> Your instructions:
From the listing that follows, output everything exactly except the pictures.

> Supplied material:
— BEGIN —
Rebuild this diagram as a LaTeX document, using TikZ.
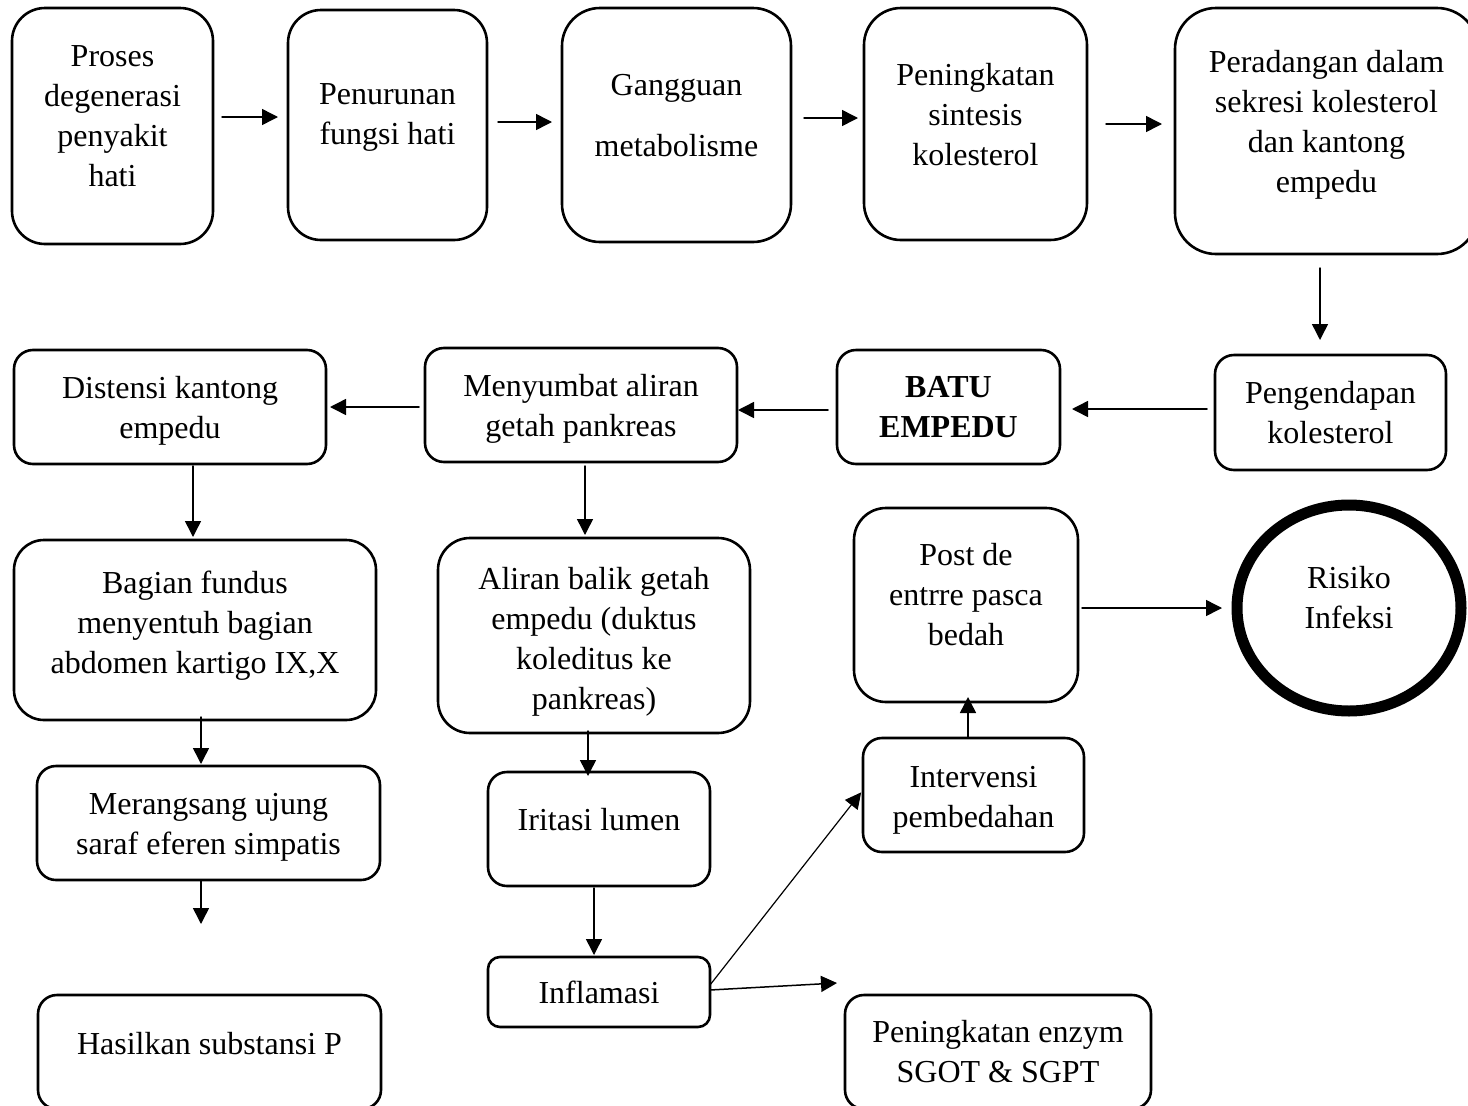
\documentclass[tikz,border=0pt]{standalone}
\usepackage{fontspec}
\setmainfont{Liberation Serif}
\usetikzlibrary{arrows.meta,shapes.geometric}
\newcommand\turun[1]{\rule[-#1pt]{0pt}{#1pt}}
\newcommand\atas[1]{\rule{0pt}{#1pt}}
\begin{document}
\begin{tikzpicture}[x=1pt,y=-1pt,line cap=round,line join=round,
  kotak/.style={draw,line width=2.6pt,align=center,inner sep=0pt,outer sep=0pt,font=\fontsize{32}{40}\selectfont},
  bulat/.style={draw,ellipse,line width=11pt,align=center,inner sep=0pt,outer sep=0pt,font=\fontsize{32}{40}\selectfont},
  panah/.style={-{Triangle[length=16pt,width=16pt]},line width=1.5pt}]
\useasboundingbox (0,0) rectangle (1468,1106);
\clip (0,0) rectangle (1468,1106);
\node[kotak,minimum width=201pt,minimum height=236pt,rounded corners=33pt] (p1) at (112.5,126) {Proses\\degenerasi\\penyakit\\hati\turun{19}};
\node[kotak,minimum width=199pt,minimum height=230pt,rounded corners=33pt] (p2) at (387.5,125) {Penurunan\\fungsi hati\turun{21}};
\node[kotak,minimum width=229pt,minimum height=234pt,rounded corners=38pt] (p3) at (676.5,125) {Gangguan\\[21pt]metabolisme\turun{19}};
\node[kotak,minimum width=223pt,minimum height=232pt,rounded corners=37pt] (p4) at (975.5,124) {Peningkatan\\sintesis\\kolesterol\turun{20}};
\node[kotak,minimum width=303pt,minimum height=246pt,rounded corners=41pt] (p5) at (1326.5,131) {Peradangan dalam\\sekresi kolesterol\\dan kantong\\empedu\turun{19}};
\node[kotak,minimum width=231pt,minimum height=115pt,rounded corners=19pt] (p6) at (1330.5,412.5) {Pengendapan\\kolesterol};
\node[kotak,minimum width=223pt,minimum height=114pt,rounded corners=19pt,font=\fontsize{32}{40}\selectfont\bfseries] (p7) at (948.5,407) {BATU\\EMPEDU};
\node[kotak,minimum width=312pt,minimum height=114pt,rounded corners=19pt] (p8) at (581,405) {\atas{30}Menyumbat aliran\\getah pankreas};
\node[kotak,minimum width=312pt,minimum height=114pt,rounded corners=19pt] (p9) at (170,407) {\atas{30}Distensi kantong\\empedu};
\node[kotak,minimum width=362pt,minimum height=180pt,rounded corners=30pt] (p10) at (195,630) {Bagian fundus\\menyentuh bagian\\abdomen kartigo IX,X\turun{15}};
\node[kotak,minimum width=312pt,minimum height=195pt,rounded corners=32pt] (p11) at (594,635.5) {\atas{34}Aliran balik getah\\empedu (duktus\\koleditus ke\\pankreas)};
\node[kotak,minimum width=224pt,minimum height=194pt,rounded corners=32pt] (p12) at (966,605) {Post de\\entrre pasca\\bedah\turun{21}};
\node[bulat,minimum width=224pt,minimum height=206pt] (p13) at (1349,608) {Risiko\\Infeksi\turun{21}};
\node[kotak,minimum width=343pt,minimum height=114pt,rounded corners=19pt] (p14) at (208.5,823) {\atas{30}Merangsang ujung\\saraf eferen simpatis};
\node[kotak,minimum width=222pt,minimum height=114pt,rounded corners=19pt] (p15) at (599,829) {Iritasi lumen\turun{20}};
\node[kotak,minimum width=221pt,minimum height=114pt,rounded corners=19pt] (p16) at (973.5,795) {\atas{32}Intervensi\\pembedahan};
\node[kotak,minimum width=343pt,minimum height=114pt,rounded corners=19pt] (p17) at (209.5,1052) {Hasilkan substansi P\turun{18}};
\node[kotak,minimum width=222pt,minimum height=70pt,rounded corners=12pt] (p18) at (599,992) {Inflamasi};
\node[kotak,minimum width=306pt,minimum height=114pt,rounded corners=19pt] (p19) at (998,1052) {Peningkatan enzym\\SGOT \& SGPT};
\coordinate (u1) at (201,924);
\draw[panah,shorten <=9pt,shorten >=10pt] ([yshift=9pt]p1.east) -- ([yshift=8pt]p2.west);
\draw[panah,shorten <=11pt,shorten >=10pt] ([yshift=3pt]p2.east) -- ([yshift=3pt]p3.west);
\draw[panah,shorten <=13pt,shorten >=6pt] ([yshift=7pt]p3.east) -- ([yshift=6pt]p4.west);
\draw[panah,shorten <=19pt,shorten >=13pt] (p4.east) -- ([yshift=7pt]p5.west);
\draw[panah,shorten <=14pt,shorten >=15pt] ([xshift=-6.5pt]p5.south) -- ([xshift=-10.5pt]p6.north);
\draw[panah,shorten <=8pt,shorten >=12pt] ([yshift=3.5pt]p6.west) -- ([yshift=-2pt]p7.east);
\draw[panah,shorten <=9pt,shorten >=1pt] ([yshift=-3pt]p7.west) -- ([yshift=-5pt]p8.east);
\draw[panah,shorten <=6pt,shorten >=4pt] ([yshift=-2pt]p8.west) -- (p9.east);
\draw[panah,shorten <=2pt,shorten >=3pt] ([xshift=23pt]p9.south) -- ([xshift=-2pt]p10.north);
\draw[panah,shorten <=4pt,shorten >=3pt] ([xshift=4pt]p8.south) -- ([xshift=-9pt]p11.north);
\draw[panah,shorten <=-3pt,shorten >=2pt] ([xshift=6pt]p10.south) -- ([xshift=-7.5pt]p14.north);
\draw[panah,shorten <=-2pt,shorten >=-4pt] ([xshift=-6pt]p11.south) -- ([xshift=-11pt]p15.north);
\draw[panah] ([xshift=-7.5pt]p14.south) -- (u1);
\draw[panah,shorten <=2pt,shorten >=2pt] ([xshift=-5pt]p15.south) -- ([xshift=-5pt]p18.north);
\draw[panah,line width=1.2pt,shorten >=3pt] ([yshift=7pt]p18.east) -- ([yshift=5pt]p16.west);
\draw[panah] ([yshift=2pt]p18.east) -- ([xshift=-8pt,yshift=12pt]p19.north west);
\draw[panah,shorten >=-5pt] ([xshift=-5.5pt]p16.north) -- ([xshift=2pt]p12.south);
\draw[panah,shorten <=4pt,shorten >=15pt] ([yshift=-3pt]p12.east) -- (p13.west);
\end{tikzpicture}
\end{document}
— END —
> Written answer:
Rebuild this diagram as a LaTeX document, using TikZ.
\documentclass[tikz,border=0pt]{standalone}
\usepackage{fontspec}
\setmainfont{Liberation Serif}
\usetikzlibrary{arrows.meta,shapes.geometric}
\newcommand\turun[1]{\rule[-#1pt]{0pt}{#1pt}}
\newcommand\atas[1]{\rule{0pt}{#1pt}}
\begin{document}
\begin{tikzpicture}[x=1pt,y=-1pt,line cap=round,line join=round,
  kotak/.style={draw,line width=2.6pt,align=center,inner sep=0pt,outer sep=0pt,font=\fontsize{32}{40}\selectfont},
  bulat/.style={draw,ellipse,line width=11pt,align=center,inner sep=0pt,outer sep=0pt,font=\fontsize{32}{40}\selectfont},
  panah/.style={-{Triangle[length=16pt,width=16pt]},line width=1.5pt}]
\useasboundingbox (0,0) rectangle (1468,1106);
\clip (0,0) rectangle (1468,1106);
\node[kotak,minimum width=201pt,minimum height=236pt,rounded corners=33pt] (p1) at (112.5,126) {Proses\\degenerasi\\penyakit\\hati\turun{19}};
\node[kotak,minimum width=199pt,minimum height=230pt,rounded corners=33pt] (p2) at (387.5,125) {Penurunan\\fungsi hati\turun{21}};
\node[kotak,minimum width=229pt,minimum height=234pt,rounded corners=38pt] (p3) at (676.5,125) {Gangguan\\[21pt]metabolisme\turun{19}};
\node[kotak,minimum width=223pt,minimum height=232pt,rounded corners=37pt] (p4) at (975.5,124) {Peningkatan\\sintesis\\kolesterol\turun{20}};
\node[kotak,minimum width=303pt,minimum height=246pt,rounded corners=41pt] (p5) at (1326.5,131) {Peradangan dalam\\sekresi kolesterol\\dan kantong\\empedu\turun{19}};
\node[kotak,minimum width=231pt,minimum height=115pt,rounded corners=19pt] (p6) at (1330.5,412.5) {Pengendapan\\kolesterol};
\node[kotak,minimum width=223pt,minimum height=114pt,rounded corners=19pt,font=\fontsize{32}{40}\selectfont\bfseries] (p7) at (948.5,407) {BATU\\EMPEDU};
\node[kotak,minimum width=312pt,minimum height=114pt,rounded corners=19pt] (p8) at (581,405) {\atas{30}Menyumbat aliran\\getah pankreas};
\node[kotak,minimum width=312pt,minimum height=114pt,rounded corners=19pt] (p9) at (170,407) {\atas{30}Distensi kantong\\empedu};
\node[kotak,minimum width=362pt,minimum height=180pt,rounded corners=30pt] (p10) at (195,630) {Bagian fundus\\menyentuh bagian\\abdomen kartigo IX,X\turun{15}};
\node[kotak,minimum width=312pt,minimum height=195pt,rounded corners=32pt] (p11) at (594,635.5) {\atas{34}Aliran balik getah\\empedu (duktus\\koleditus ke\\pankreas)};
\node[kotak,minimum width=224pt,minimum height=194pt,rounded corners=32pt] (p12) at (966,605) {Post de\\entrre pasca\\bedah\turun{21}};
\node[bulat,minimum width=224pt,minimum height=206pt] (p13) at (1349,608) {Risiko\\Infeksi\turun{21}};
\node[kotak,minimum width=343pt,minimum height=114pt,rounded corners=19pt] (p14) at (208.5,823) {\atas{30}Merangsang ujung\\saraf eferen simpatis};
\node[kotak,minimum width=222pt,minimum height=114pt,rounded corners=19pt] (p15) at (599,829) {Iritasi lumen\turun{20}};
\node[kotak,minimum width=221pt,minimum height=114pt,rounded corners=19pt] (p16) at (973.5,795) {\atas{32}Intervensi\\pembedahan};
\node[kotak,minimum width=343pt,minimum height=114pt,rounded corners=19pt] (p17) at (209.5,1052) {Hasilkan substansi P\turun{18}};
\node[kotak,minimum width=222pt,minimum height=70pt,rounded corners=12pt] (p18) at (599,992) {Inflamasi};
\node[kotak,minimum width=306pt,minimum height=114pt,rounded corners=19pt] (p19) at (998,1052) {Peningkatan enzym\\SGOT \& SGPT};
\coordinate (u1) at (201,924);
\draw[panah,shorten <=9pt,shorten >=10pt] ([yshift=9pt]p1.east) -- ([yshift=8pt]p2.west);
\draw[panah,shorten <=11pt,shorten >=10pt] ([yshift=3pt]p2.east) -- ([yshift=3pt]p3.west);
\draw[panah,shorten <=13pt,shorten >=6pt] ([yshift=7pt]p3.east) -- ([yshift=6pt]p4.west);
\draw[panah,shorten <=19pt,shorten >=13pt] (p4.east) -- ([yshift=7pt]p5.west);
\draw[panah,shorten <=14pt,shorten >=15pt] ([xshift=-6.5pt]p5.south) -- ([xshift=-10.5pt]p6.north);
\draw[panah,shorten <=8pt,shorten >=12pt] ([yshift=3.5pt]p6.west) -- ([yshift=-2pt]p7.east);
\draw[panah,shorten <=9pt,shorten >=1pt] ([yshift=-3pt]p7.west) -- ([yshift=-5pt]p8.east);
\draw[panah,shorten <=6pt,shorten >=4pt] ([yshift=-2pt]p8.west) -- (p9.east);
\draw[panah,shorten <=2pt,shorten >=3pt] ([xshift=23pt]p9.south) -- ([xshift=-2pt]p10.north);
\draw[panah,shorten <=4pt,shorten >=3pt] ([xshift=4pt]p8.south) -- ([xshift=-9pt]p11.north);
\draw[panah,shorten <=-3pt,shorten >=2pt] ([xshift=6pt]p10.south) -- ([xshift=-7.5pt]p14.north);
\draw[panah,shorten <=-2pt,shorten >=-4pt] ([xshift=-6pt]p11.south) -- ([xshift=-11pt]p15.north);
\draw[panah] ([xshift=-7.5pt]p14.south) -- (u1);
\draw[panah,shorten <=2pt,shorten >=2pt] ([xshift=-5pt]p15.south) -- ([xshift=-5pt]p18.north);
\draw[panah,line width=1.2pt,shorten >=3pt] ([yshift=7pt]p18.east) -- ([yshift=5pt]p16.west);
\draw[panah] ([yshift=2pt]p18.east) -- ([xshift=-8pt,yshift=12pt]p19.north west);
\draw[panah,shorten >=-5pt] ([xshift=-5.5pt]p16.north) -- ([xshift=2pt]p12.south);
\draw[panah,shorten <=4pt,shorten >=15pt] ([yshift=-3pt]p12.east) -- (p13.west);
\end{tikzpicture}
\end{document}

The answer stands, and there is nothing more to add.